Still as the AFD and its political leadership to an overwhelming extent present a xenophobic, racist, nationalistic alliance of people, and their ideology, propaganda "we" is detrimental to the advancement of Germany’s open society and state interests, and to our reputation abroad, the rise of AFD is a politically worrying development that we have to take seriously.

-Fine, and what about the favorites of the race - Chancellor Merkel and Mr. Schulz. Both are much respectable politicians, so the elections in Germany can’t result in political quacks like in UK or US.

- Yes, in Germany the situation is stable and predictable. The main candidates and the favorites of the elections, you’re right, are Chancellor Merkel and the former President of the European Parliament Mr. Martin Schulz. Both of them are establishment candidates, well-known figures on the European stage, and of course, their dominance in election race extends sensible calm, stability and predictability to Germany and broader EU.

According to polls - nonetheless in recent times so often appeared to be not that accurate - Ms. Merkel and her CDU/CSU coalition have a lead with 33%, yet the SDP under the presidency of Mr. Schulz maintains 31% of voter support. Mr. Schulz is more successful in public speeches and performance, Chancellor Merkel is stronger, more instrumental in smaller circles, she’s really fantastic in finding solutions, forging agreements, etc. But we have almost half a year ahead until the election, so we’ll see how the race plays out and what will be the outcome.

- The steady and predictable political situation in Germany is utmost important to the entire EU stability, especially after all those rocks and shakes around. Given on Germany’s encouraging stability let me move beyond the EU borders and ask how do you see the future of the Eastern Partnership?

- I think Germany itself, many EU countries and the EU in its entirety remain much interested in Eastern Partnership, and look forward to the implementation of the agreements with EaP countries. I’m very pleased that the EU and Armenia concluded their negotiations over the new Partnership Agreement, and hopefully at the next EaP summit in Brussels in November - the latest - the agreement will be signed.

It comes to demonstrate once again that the EaP policy hasn’t been an “anti” Russian project ever. Actually, the Germany while extending its political support in drafting to new EU Neighborhood policy (with EU-partners like Poland and Sweden) never intended or was in favor of creating divide in Europe - with "diametrically" opposed alliance-concepts.
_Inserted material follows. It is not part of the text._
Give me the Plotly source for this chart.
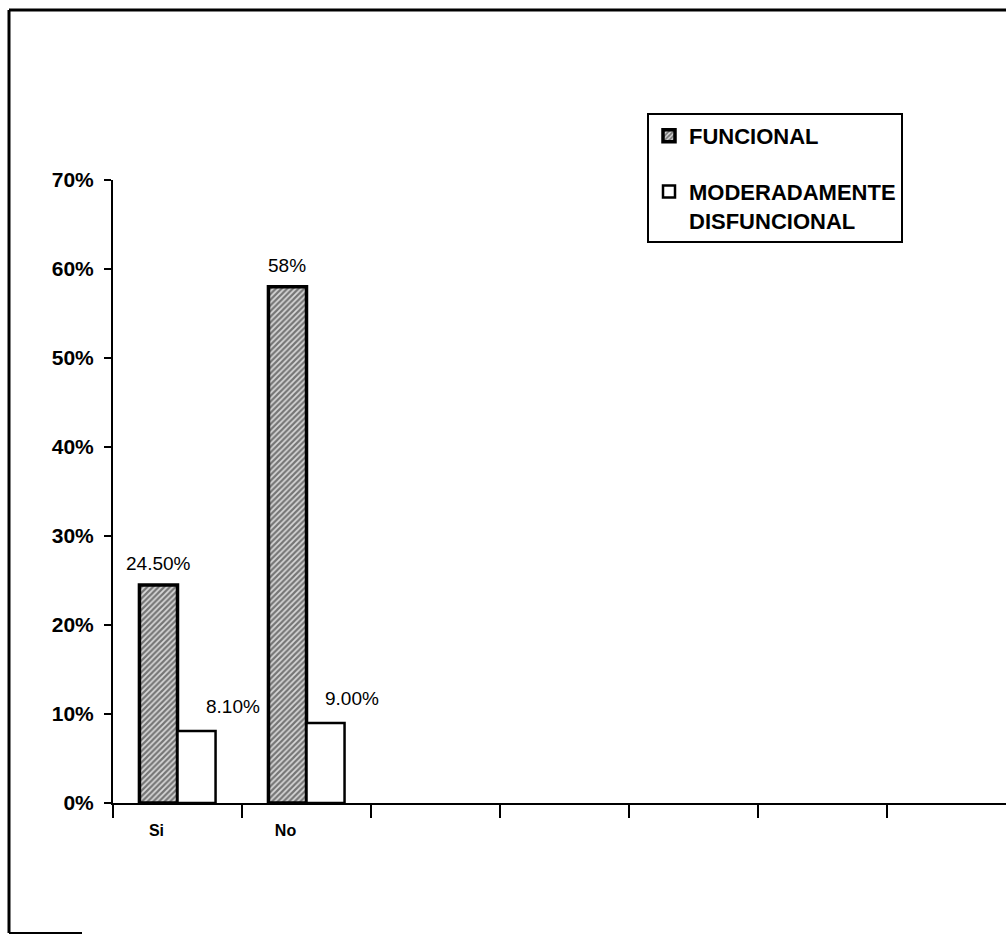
import plotly.graph_objects as go

# ---- data ----
categories = ["Si", "No", " ", "  ", "   ", "    ", "     "]
series_names = ["FUNCIONAL", "MODERADAMENTE<br>DISFUNCIONAL"]
funcional = [0.245, 0.58]
moderada = [0.081, 0.09]
funcional_labels = ["24.50%", "58%"]
moderada_labels = ["8.10%", "9.00%"]
y_ticks = [0, 0.1, 0.2, 0.3, 0.4, 0.5, 0.6, 0.7]
y_tick_labels = ["0%", "10%", "20%", "30%", "40%", "50%", "60%", "70%"]

W, H = 1006, 935
L, R, T, B = 113, 0, 180, 132
pw, ph = W - L - R, H - T - B

def px(x):
    return (x - L) / pw

def py(y):
    return (H - B - y) / ph

FONT = "Liberation Sans, Arial, sans-serif"

fig = go.Figure()
fig.add_trace(go.Bar(
    x=categories[:2], y=funcional, name=series_names[0], legendgroup="a",
    marker=dict(color="white",
                pattern=dict(shape="/", fgcolor="#111111", bgcolor="#d8d8d8", size=4, solidity=0.55),
                line=dict(color="black", width=3.5)),
))
fig.add_trace(go.Bar(
    x=categories[:2], y=moderada, name=series_names[1], legendgroup="b",
    marker=dict(color="white", line=dict(color="black", width=2.5)),
))

bargap = 0.41
off = (1 - bargap) / 4  # center offset of each bar in a 2-bar group

label_shift_f = [0, 0]
label_shift_m = [36, 26]
annotations = []
for i, (v, t) in enumerate(zip(funcional, funcional_labels)):
    annotations.append(dict(x=i - off, y=v, text=t, showarrow=False, xref="x", yref="y",
                            yanchor="bottom", yshift=9, xshift=label_shift_f[i],
                            font=dict(family=FONT, size=19, color="black")))
for i, (v, t) in enumerate(zip(moderada, moderada_labels)):
    annotations.append(dict(x=i + off, y=v, text=t, showarrow=False, xref="x", yref="y",
                            yanchor="bottom", yshift=12, xshift=label_shift_m[i],
                            font=dict(family=FONT, size=19, color="black")))

frame = dict(type="line", xref="paper", yref="paper", line=dict(color="black", width=3))
shapes = [
    dict(frame, x0=px(9), x1=px(9), y0=py(10), y1=py(933)),
    dict(frame, x0=px(9), x1=px(W), y0=py(10), y1=py(10)),
    dict(frame, x0=px(9), x1=px(82), y0=py(933), y1=py(933), line=dict(color="black", width=2)),
]

fig.update_layout(
    width=W, height=H,
    margin=dict(l=L, r=R, t=T, b=B),
    paper_bgcolor="white", plot_bgcolor="white",
    barmode="group", bargap=bargap, bargroupgap=0,
    showlegend=True,
    legend=dict(x=px(647), y=py(113), xanchor="left", yanchor="top",
                bordercolor="black", borderwidth=2, bgcolor="white",
                font=dict(family=FONT, size=22, color="black", weight="bold"),
                tracegroupgap=24, valign="top", traceorder="grouped"),
    annotations=annotations,
    shapes=shapes,
    xaxis=dict(type="category", categoryorder="array", categoryarray=categories,
               range=[-0.5, -0.5 + pw / 129.0], tickson="boundaries",
               ticks="outside", ticklen=13, tickwidth=2, tickcolor="black",
               showline=True, linecolor="black", linewidth=2, showgrid=False,
               ticklabelshift=-21, ticklabelstandoff=12,
               tickfont=dict(family=FONT, size=16, color="black", weight="bold")),
    yaxis=dict(range=[0, 0.7], tickvals=y_ticks, ticktext=y_tick_labels,
               ticks="outside", ticklen=7, tickwidth=2, tickcolor="black",
               showline=True, linecolor="black", linewidth=2, showgrid=False, zeroline=False,
               ticklabelstandoff=6,
               tickfont=dict(family=FONT, size=21, color="black", weight="bold")),
)

fig.write_html("out.html")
This policy of delineating spheres of "privileged" influence, the "revival" of the so-called Brezhnev doctrine should be considered obsolete and Russia should renounce it genuinely. By the way the EU and its member states have been striving to develop EU contractual policy with Russia as well - with the conclusion of the PCA and further proposals like offering Russia the extension of the "four spaces" (movement of people, capital, etc).
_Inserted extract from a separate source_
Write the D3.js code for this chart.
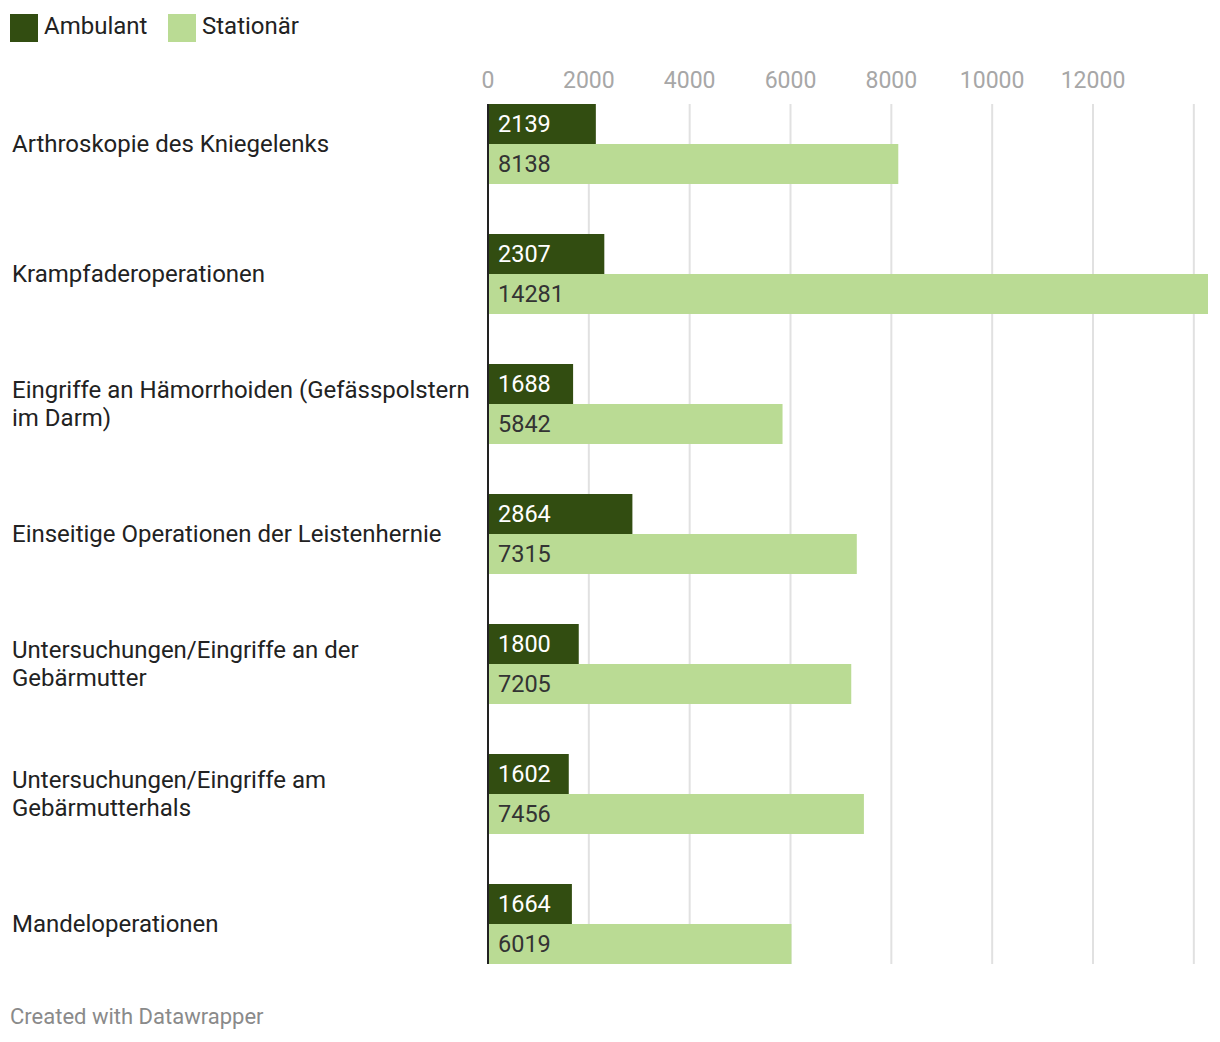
<!DOCTYPE html>
<html><head><meta charset="utf-8">
<script src="https://cdn.jsdelivr.net/npm/d3@7"></script>
<style>
body{margin:0;background:#fff;font-family:Roboto,"Noto Sans",sans-serif;}
</style></head>
<body><svg id="c" width="1220" height="1042"></svg>
<script>
const categories = [
  ["Arthroskopie des Kniegelenks"],
  ["Krampfaderoperationen"],
  ["Eingriffe an Hämorrhoiden (Gefässpolstern", "im Darm)"],
  ["Einseitige Operationen der Leistenhernie"],
  ["Untersuchungen/Eingriffe an der", "Gebärmutter"],
  ["Untersuchungen/Eingriffe am", "Gebärmutterhals"],
  ["Mandeloperationen"]
];
const ambulant = [2139, 2307, 1688, 2864, 1800, 1602, 1664];
const stationaer = [8138, 14281, 5842, 7315, 7205, 7456, 6019];
const seriesNames = ["Ambulant", "Stationär"];
const seriesColors = ["#324d11", "#badb94"];
const labelColors = ["#ffffff", "#333333"];
const tickValues = [0, 2000, 4000, 6000, 8000, 10000, 12000];
const gridValues = [0, 2000, 4000, 6000, 8000, 10000, 12000, 14000];

const svg = d3.select("#c");
const x = d3.scaleLinear().domain([0, 14281]).range([488, 1208]);
const y = d3.scaleBand().domain(d3.range(categories.length)).range([104, 964]).paddingInner(50/130).paddingOuter(0).align(0);
const sub = d3.scaleBand().domain([0,1]).range([0, y.bandwidth()]);

// legend
const leg = svg.append("g");
const legX = [10, 168];
seriesNames.forEach((n,i)=>{
  leg.append("rect").attr("x",legX[i]).attr("y",14).attr("width",28).attr("height",28).attr("fill",seriesColors[i]);
  leg.append("text").attr("x",legX[i]+34).attr("y",26).attr("dy","0.35em").attr("font-size",24).attr("fill","#222").text(n);
});

const yTop = y(0), yBottom = y(categories.length-1) + y.bandwidth();
// grid
svg.append("g").selectAll("line").data(gridValues.slice(1)).join("line")
  .attr("x1",d=>x(d)).attr("x2",d=>x(d)).attr("y1",yTop).attr("y2",yBottom)
  .attr("stroke","#e1e1e1").attr("stroke-width",2);
// tick labels
svg.append("g").selectAll("text").data(tickValues).join("text")
  .attr("x",d=>x(d)).attr("y",80).attr("dy","0.35em").attr("text-anchor","middle")
  .attr("font-size",23).attr("fill","#a7a7a7").text(d=>d);

const data = categories.map((c,i)=>({c, vals:[ambulant[i], stationaer[i]], i}));
const g = svg.append("g").selectAll("g").data(data).join("g").attr("transform",d=>`translate(0,${y(d.i)})`);
g.each(function(d){
  const gg = d3.select(this);
  d.vals.forEach((v,k)=>{
    gg.append("rect").attr("x",x(0)).attr("y",sub(k)).attr("width",x(v)-x(0)).attr("height",sub.bandwidth()).attr("fill",seriesColors[k]);
    gg.append("text").attr("x",x(0)+10).attr("y",sub(k)+sub.bandwidth()/2).attr("dy","0.35em")
      .attr("font-size",23.5).attr("fill",labelColors[k]).text(v);
  });
  const n = d.c.length;
  d.c.forEach((line,li)=>{
    gg.append("text").attr("x",12).attr("y",y.bandwidth()/2 + (li-(n-1)/2)*28).attr("dy","0.35em")
      .attr("font-size",24).attr("fill","#222").text(line);
  });
});
// axis baseline
svg.append("line").attr("x1",x(0)).attr("x2",x(0)).attr("y1",yTop).attr("y2",yBottom).attr("stroke","#222").attr("stroke-width",2);

svg.append("text").attr("x",10).attr("y",1016).attr("dy","0.35em").attr("font-size",22).attr("fill","#8a8a8a").text("Created with Datawrapper");
</script></body></html>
- Mr. Schmidt, there’s no need to cite samples how friendly and constructively Europe treats the Russia. For more than two centuries Europe demonstrates strange kindness and tolerance making Russia only more aggressive. Wouldn’t it be preferable if Europe treated Russia as harshly as it deserves?
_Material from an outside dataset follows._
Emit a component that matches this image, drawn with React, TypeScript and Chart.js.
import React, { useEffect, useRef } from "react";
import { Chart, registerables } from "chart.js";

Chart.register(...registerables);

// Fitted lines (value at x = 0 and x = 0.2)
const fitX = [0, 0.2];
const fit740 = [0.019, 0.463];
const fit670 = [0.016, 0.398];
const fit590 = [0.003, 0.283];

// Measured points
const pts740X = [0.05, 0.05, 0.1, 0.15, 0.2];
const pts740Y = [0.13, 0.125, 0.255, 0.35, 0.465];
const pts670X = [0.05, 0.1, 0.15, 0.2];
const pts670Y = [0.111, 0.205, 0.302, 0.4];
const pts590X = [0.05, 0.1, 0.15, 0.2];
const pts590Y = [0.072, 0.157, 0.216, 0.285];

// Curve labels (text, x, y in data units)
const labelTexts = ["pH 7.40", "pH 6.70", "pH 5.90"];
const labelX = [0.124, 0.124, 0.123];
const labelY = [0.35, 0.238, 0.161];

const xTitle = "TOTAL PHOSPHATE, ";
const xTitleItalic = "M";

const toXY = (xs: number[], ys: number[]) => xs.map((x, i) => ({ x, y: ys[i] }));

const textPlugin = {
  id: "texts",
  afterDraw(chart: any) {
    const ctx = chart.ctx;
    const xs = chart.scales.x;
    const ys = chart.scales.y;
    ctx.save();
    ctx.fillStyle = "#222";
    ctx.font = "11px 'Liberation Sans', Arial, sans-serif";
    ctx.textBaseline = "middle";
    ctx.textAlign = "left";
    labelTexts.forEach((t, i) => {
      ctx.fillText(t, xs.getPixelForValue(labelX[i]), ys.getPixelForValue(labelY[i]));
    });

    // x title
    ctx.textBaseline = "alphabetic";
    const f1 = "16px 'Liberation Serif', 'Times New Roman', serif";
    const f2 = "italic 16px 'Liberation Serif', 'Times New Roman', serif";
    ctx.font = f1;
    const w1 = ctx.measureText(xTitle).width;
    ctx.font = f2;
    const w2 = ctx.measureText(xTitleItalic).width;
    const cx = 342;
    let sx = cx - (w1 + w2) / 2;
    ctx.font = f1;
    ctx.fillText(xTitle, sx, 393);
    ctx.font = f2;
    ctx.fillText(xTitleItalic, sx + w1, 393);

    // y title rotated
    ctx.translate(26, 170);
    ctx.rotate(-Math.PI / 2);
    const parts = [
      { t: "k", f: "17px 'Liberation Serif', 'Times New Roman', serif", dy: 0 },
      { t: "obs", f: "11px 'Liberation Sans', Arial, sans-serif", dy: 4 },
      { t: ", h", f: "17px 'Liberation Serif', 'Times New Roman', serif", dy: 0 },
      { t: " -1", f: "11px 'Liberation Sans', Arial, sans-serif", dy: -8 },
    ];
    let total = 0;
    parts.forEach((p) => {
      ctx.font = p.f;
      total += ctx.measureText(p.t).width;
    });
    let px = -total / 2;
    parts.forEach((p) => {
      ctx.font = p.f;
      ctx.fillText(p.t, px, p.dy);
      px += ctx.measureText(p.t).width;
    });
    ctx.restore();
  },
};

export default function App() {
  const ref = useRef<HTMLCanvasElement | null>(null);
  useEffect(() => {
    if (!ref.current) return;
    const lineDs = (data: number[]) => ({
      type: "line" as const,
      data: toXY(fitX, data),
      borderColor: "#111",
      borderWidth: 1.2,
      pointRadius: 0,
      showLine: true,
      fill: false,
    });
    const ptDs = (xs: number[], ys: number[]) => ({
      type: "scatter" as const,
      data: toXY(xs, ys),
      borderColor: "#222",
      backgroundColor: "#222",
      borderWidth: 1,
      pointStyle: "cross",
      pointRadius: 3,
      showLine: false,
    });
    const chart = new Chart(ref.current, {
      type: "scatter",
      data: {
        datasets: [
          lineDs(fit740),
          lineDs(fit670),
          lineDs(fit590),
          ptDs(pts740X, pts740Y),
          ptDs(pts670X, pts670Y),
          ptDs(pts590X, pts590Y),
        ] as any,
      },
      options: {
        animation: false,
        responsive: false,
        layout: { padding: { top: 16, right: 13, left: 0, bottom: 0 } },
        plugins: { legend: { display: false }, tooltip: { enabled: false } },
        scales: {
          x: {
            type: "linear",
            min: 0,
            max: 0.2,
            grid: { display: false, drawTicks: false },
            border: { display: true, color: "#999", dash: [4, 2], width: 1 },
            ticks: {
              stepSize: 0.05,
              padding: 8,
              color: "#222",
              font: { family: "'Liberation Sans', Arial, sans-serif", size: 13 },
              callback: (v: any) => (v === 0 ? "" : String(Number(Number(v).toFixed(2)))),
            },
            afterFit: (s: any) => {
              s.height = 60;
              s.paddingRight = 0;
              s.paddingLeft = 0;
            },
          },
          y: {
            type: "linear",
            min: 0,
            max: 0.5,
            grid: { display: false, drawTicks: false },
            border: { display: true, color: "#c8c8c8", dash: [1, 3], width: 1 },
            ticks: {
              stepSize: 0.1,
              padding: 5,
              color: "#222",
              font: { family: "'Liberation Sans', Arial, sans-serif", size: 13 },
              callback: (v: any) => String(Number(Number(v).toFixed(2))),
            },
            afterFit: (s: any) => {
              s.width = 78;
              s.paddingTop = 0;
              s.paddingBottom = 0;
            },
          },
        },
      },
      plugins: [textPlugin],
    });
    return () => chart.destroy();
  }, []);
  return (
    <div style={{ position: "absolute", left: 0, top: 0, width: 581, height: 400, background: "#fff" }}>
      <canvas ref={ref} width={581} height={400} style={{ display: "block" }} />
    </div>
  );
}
- You should know that whoever the opponents are, whatever the controversy is, Europe and particularly the EU always tries to find solutions, seeks to engage and not to confront. Despite of all Russian aggressiveness, hybrid war and false propaganda insisting that EU put sanctions on Russia to punish the country, even there the truth is different. We didn’t wish to put sanctions and would be happy to lift them, but the Russia’s unacceptable conduct, its continuous destabilization of Ukraine obliges to keep the sanctions in place.
Russia should revise its conduct and realize that peaceful, developing and democratic neighbors, including Ukraine are as much in Russia’s interest as they are in Europe’s interest. Right this is the reason why Germany so firmly opposed to arming the Ukrainians - we believe that arming any side can’t lead to de-escalation of the situation, but rather will aggravate new confrontation. Yet everyone’s interest in Ukraine should be prevention of hostilities and escalation and not contribution to it.


- I don’t believe Russia may change. The false self-estimation and desperate need for respect on international stage were and remain the drivers of Russia’s conduct for 200 years. Russia more successfully and frequently collapses than undergoes to any changes. So it’s more pragmatic to look for Russia’s next collapse, but let me turn to Armenia. Are you here for the first time after leaving the Ambassador’s position?

- Oh, now I’m here for the fifth time, I believe. After leaving my Ambassadorial career I returned to Armenia at least once a year. That’s partly because I’m Member of the Presidium of the Berlin NGO "Armenian German Forum" and also I’m Member of the Advisory Council of the European Friends of Armenia. By the way I’m glad that as far as I’m not on civil service any more I could now travel also to Karabakh.

- Really, Mr. Schmidt? And how did you find the Karabakh?

- Yes, I traveled to Karabakh. I had the privilege to monitor the constitutional referendum in Nagorno Karabakh. I’m pleased that the Artsakh population realized another possibility of participating in a politically important decision making process, and the voting process there proceeded according to internationally recognized vote-principles, in a democratic, transparent way. It’s a politically encouraging sign in a region where mostly autocratic, family dynastied political regimes try to shape the political landscape.

It’s my belief that not only Armenia, the Armenian Diaspora, but also the European countries, EU should more engage in this region. Involvement and cooperation are the best way for opening any country, region or nation to the world. I fail to understand for instance why the Azerbaijani side objected to exploitation of the civil airport in Stepanakert. It could well connect the Karabakh with outer world. Still , if the Karabakh doesn’t open itself to world, then how may Azerbaijan establish ties with it?

It’s equally unhelpful and distractive when Azerbaijan opposes to foreign citizens’, journalists’, politicians’, Parliament members’ visits to Karabakh. If these people left to Karabakh with calls for war, hatred, etc., then the Azerbaijan’s concerns could be understandable, but the foreigners go to Karabakh to see the situation with own eyes, and they all urge the people to move towards the peace. So what’s the sense of opposing to it? Azerbaijan should revise its destructive stance and itself support further opening of Karabakh to the world.

- I think for that first a shift in Azerbaijani leadership should happen. An authority that harshly persecutes and ill-treats its own people hardly will perform a civilized conduct towards the others. Anyway, whatever happens to Azerbaijan, we arrived to the end of my interview and I wish thank you again for the interesting talk. Thank you.